RC: Do you think watching crime shows makes people more paranoid or more informed?
Larkin: Law Enforcement is always under the microscope, because of the potential for abuse of power. A lot of people forget that we’re regular dudes. We’ve got kid problems, marital problems, alcohol problems just like regular people out there. But someone doesn’t walk up to a doctor or an accountant and cuss them out because they feel like it. For whatever reason, people think that for police officers that’s perfect acceptable. And we just have to take it. A lot of people don’t understand how difficult it is dealing with that. People don’t call the police out to their house because their kid came home with straight As.

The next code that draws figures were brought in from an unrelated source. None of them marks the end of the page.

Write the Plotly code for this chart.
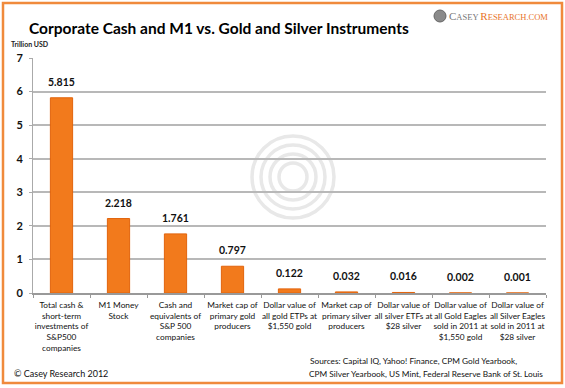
import plotly.graph_objects as go

categories = [
    "Total cash &amp;<br>short-term<br>investments of<br>S&amp;P500<br>companies",
    "M1 Money<br>Stock",
    "Cash and<br>equivalents of<br>S&amp;P 500<br>companies",
    "Market cap of<br>primary gold<br>producers",
    "Dollar value of<br>all gold ETPs at<br>$1,550 gold",
    "Market cap of<br>primary silver<br>producers",
    "Dollar value of<br>all silver ETFs at<br>$28 silver",
    "Dollar value of<br>all Gold Eagles<br>sold in 2011 at<br>$1,550 gold",
    "Dollar value of<br>all Silver Eagles<br>sold in 2011 at<br>$28 silver",
]
values = [5.815, 2.218, 1.761, 0.797, 0.122, 0.032, 0.016, 0.002, 0.001]
value_labels = ["5.815", "2.218", "1.761", "0.797", "0.122", "0.032", "0.016", "0.002", "0.001"]
y_ticks = [0, 1, 2, 3, 4, 5, 6, 7]
source_lines = [
    "Sources: Capital IQ, Yahoo! Finance, CPM Gold Yearbook,",
    "CPM Silver Yearbook, US Mint, Federal Reserve Bank of St. Louis",
]

W, H = 565, 388
L, R, T, B = 33, 19, 58, 95
pw, ph = W - L - R, H - T - B

def px(x):
    return (x - L) / pw

def py(y):
    return (H - B - y) / ph

FONT = "Lato"

fig = go.Figure()
fig.add_trace(go.Bar(
    x=list(range(len(categories))),
    y=values,
    marker=dict(color="#f27a1c", line=dict(color="#e2640c", width=1)),
    hoverinfo="skip",
))

annotations = []
for i, (v, t) in enumerate(zip(values, value_labels)):
    annotations.append(dict(x=i, y=v, xref="x", yref="y", text="<b>%s</b>" % t,
                            showarrow=False, yanchor="bottom", yshift=8,
                            font=dict(family=FONT, size=10.5, color="#111")))

annotations += [
    dict(x=px(219), y=py(28), xref="paper", yref="paper",
         text="<b>Corporate Cash and M1 vs. Gold and Silver Instruments</b>",
         showarrow=False, xanchor="center", yanchor="middle",
         font=dict(family=FONT, size=15.5, color="#000")),
    dict(x=px(9), y=py(44), xref="paper", yref="paper", text="<b>Trillion USD</b>",
         showarrow=False, xanchor="left", yanchor="middle",
         font=dict(family=FONT, size=7, color="#222")),
    dict(x=px(12), y=py(373), xref="paper", yref="paper", text="© Casey Research 2012",
         showarrow=False, xanchor="left", yanchor="middle",
         font=dict(family=FONT, size=9, color="#111")),
    dict(x=px(447), y=py(16), xref="paper", yref="paper",
         text="<span style='color:#777'><span style='font-size:11px'>C</span>ASEY</span> <span style='color:#e8742a'><span style='font-size:11px'>R</span>ESEARCH.COM</span>",
         showarrow=False, xanchor="left", yanchor="middle",
         font=dict(family="Liberation Serif", size=8.5, color="#777")),
]
for k, line in enumerate(source_lines):
    annotations.append(dict(x=px(307 if k else 308), y=py(361 + 13 * k), xref="paper", yref="paper",
                            text=line, showarrow=False, xanchor="left", yanchor="middle",
                            font=dict(family=FONT, size=8.3, color="#111")))

shapes = [
    dict(type="rect", xref="paper", yref="paper", x0=px(3), x1=px(562), y0=py(383), y1=py(3),
         line=dict(color="#f08a3c", width=2.5), fillcolor="rgba(0,0,0,0)", layer="above"),
    dict(type="circle", xref="paper", yref="paper", xsizemode="pixel", ysizemode="pixel",
         xanchor=px(440), yanchor=py(16), x0=-6, x1=6, y0=-6, y1=6,
         fillcolor="#8a8a8a", line=dict(color="#666", width=1)),
]
for r in [41, 32, 23, 14]:
    shapes.append(dict(type="circle", xref="paper", yref="paper", xsizemode="pixel", ysizemode="pixel",
                       xanchor=px(293), yanchor=py(177), x0=-r, x1=r, y0=-r, y1=r,
                       line=dict(color="#e8e8e8", width=3.5), layer="below"))

fig.update_layout(
    width=W, height=H,
    margin=dict(l=L, r=R, t=T, b=B, pad=0),
    paper_bgcolor="white", plot_bgcolor="rgba(0,0,0,0)",
    showlegend=False,
    bargap=0.61,
    annotations=annotations,
    shapes=shapes,
    xaxis=dict(
        type="category", tickmode="array",
        tickvals=list(range(len(categories))), ticktext=categories,
        tickson="boundaries", ticks="outside", ticklen=3, tickcolor="#999",
        showline=True, linecolor="#999", linewidth=1.5,
        showgrid=False, tickangle=0,
        ticklabelstandoff=3,
        tickfont=dict(family=FONT, size=8.3, color="#111"),
        range=[-0.5, len(categories) - 0.5],
    ),
    yaxis=dict(
        range=[0, 7], tickvals=y_ticks, ticktext=["<b>%d</b>" % v for v in y_ticks],
        showgrid=True, gridcolor="#b8b8b8", gridwidth=1.5,
        showline=True, linecolor="#aaa", linewidth=1,
        ticks="outside", ticklen=3, tickcolor="#aaa",
        ticklabelstandoff=4,
        zeroline=False,
        tickfont=dict(family=FONT, size=11, color="#111"),
    ),
)

fig.write_html("out.html", config={"displayModeBar": False},
               post_script="document.body.style.margin='0';document.body.style.padding='0';")
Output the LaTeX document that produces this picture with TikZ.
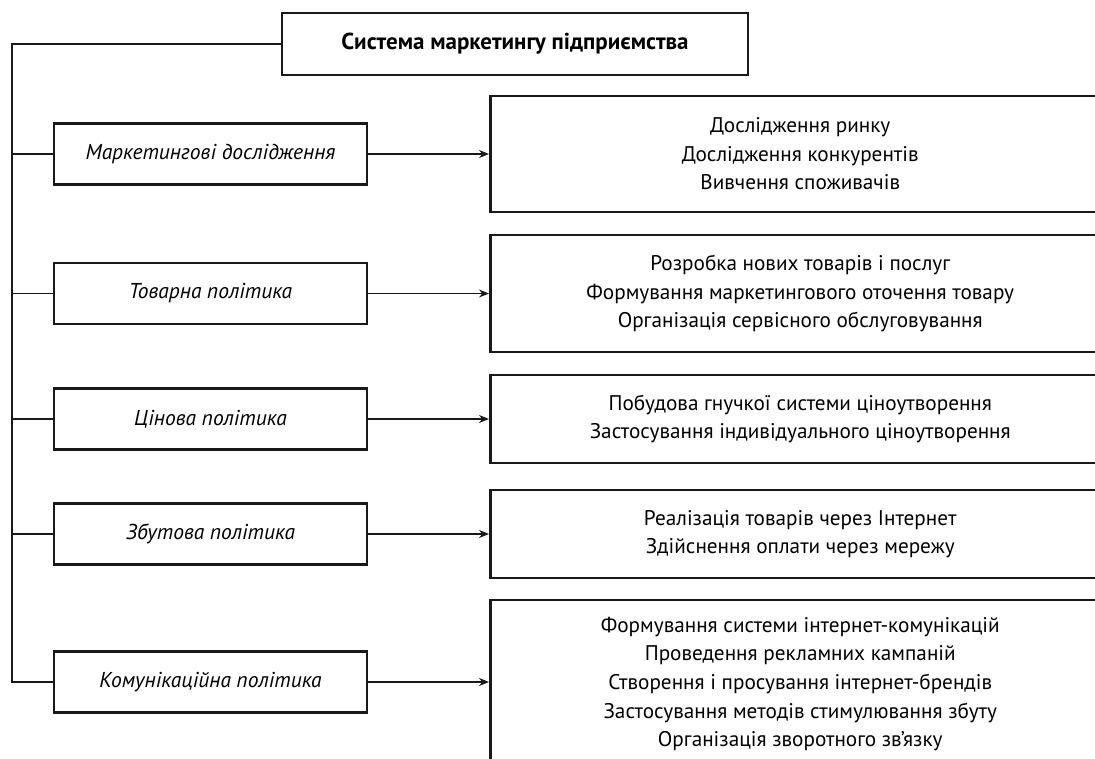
\documentclass[tikz,border=0pt]{standalone}
\usepackage{fontspec}
\setmainfont{PT Sans}
\usetikzlibrary{arrows.meta}
\begin{document}
\begin{tikzpicture}[x=1pt,y=-1pt,
  box/.style={draw=black!90,line width=2.5pt,inner sep=0pt,align=center},
  leftbox/.style={box,minimum width=313pt,minimum height=61pt,font=\fontsize{21.5}{24}\selectfont\itshape},
  rightbox/.style={box,anchor=west,minimum width=620pt,font=\fontsize{21.2}{28.6}\selectfont},
  conn/.style={line width=1.9pt,draw=black!90},
  arr/.style={conn,-{Stealth[length=10pt,width=8pt]}}
]
\useasboundingbox (0,0) rectangle (1095,758);
\clip (0,0) rectangle (1095,758);
\fill[white] (0,0) rectangle (1095,758);

\node[box,minimum width=466pt,minimum height=62pt,font=\fontsize{23}{24}\selectfont\bfseries] (top) at (515,44) {Система маркетингу підприємства};

\node[leftbox] (l1) at (210.5,154) {Маркетингові дослідження};
\node[leftbox] (l2) at (210.5,293.5) {Товарна політика};
\node[leftbox] (l3) at (210.5,419) {Цінова політика};
\node[leftbox] (l4) at (210.5,534) {Збутова політика};
\node[leftbox] (l5) at (210.5,682) {Комунікаційна політика};

\node[rightbox,minimum height=116pt] (r1) at (489,154) {Дослідження ринку\\Дослідження конкурентів\\Вивчення споживачів};
\node[rightbox,minimum height=117pt] (r2) at (489,293.5) {Розробка нових товарів і послуг\\Формування маркетингового оточення товару\\Організація сервісного обслуговування};
\node[rightbox,minimum height=88pt] (r3) at (489,419) {Побудова гнучкої системи ціноутворення\\Застосування індивідуального ціноутворення};
\node[rightbox,minimum height=88pt] (r4) at (489,534) {Реалізація товарів через Інтернет\\Здійснення оплати через мережу};
\node[rightbox,minimum height=168pt] (r5) at (489,684) {Формування системи інтернет-комунікацій\\Проведення рекламних кампаній\\Створення і просування інтернет-брендів\\Застосування методів стимулювання збуту\\Організація зворотного зв’язку};

\coordinate (busTop) at (12,44);
\coordinate (busBot) at (12,682);
\draw[conn] (top.west) -- (busTop) -- (busBot) -- (l5.west);
\foreach \i in {1,2,3,4}{
  \draw[conn] (busTop |- l\i.west) -- (l\i.west);
}
\draw[arr] (l1.east) -- (l1.east -| r1.west);
\draw[arr] (l2.east) -- (l2.east -| r2.west);
\draw[arr] (l3.east) -- (l3.east -| r3.west);
\draw[arr] (l4.east) -- (l4.east -| r4.west);
\draw[arr] (l5.east) -- (l5.east -| r5.west);
\end{tikzpicture}
\end{document}
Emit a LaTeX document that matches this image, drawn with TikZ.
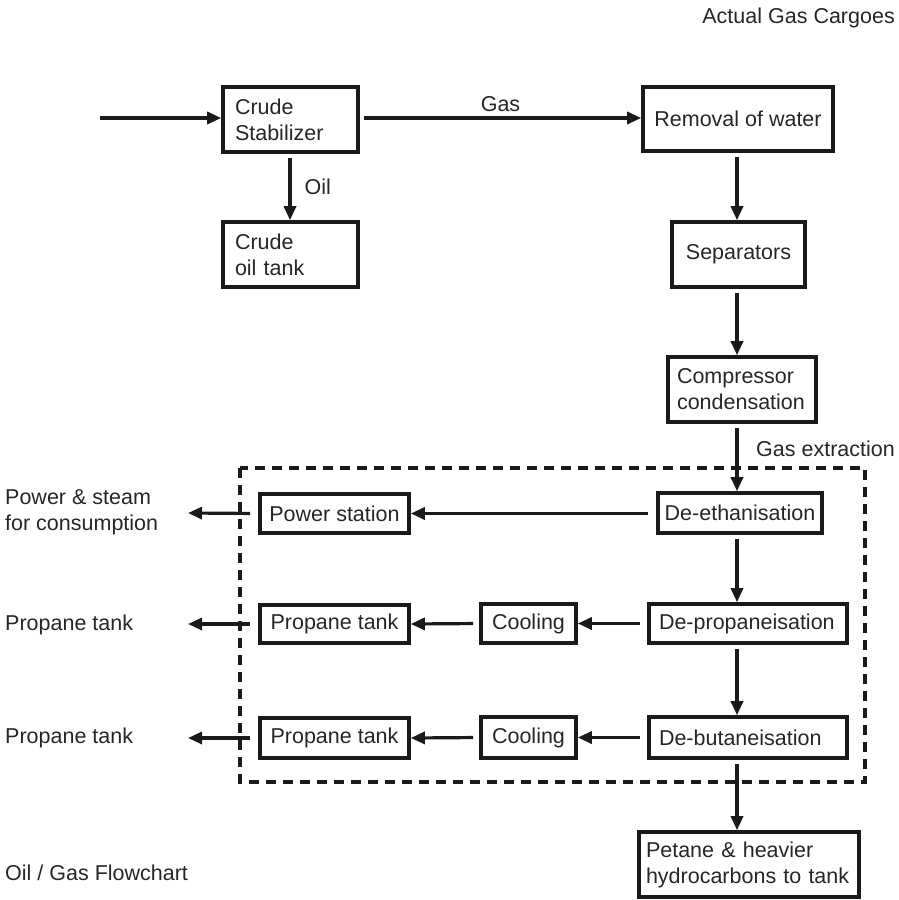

People call the police when they’re typically in their worst situation. So that’s all law enforcement sees. The crappy side of people’s lives. That why, over years, for some officers it adds up. It’s tough.
RC: How do you cope with that?
Larkin: You’ve got to have an outlet. I have a bunch of friends not in law enforcement and we hang out at the gym. I love to go to the gym. Another part is: I don’t take it personal. There are things people say or do that are obviously personal, but I try not to let it get me.
RC: Do you prefer to be called Sean or “Sticks”?
Larkin: Sean. Sticks is my nickname at work. Nobody calls me that in my personal life. The bad guys, other police officers, attorneys — that’s what everybody calls me because of being on TV. And on the street someone will be like, “Hey sticks!”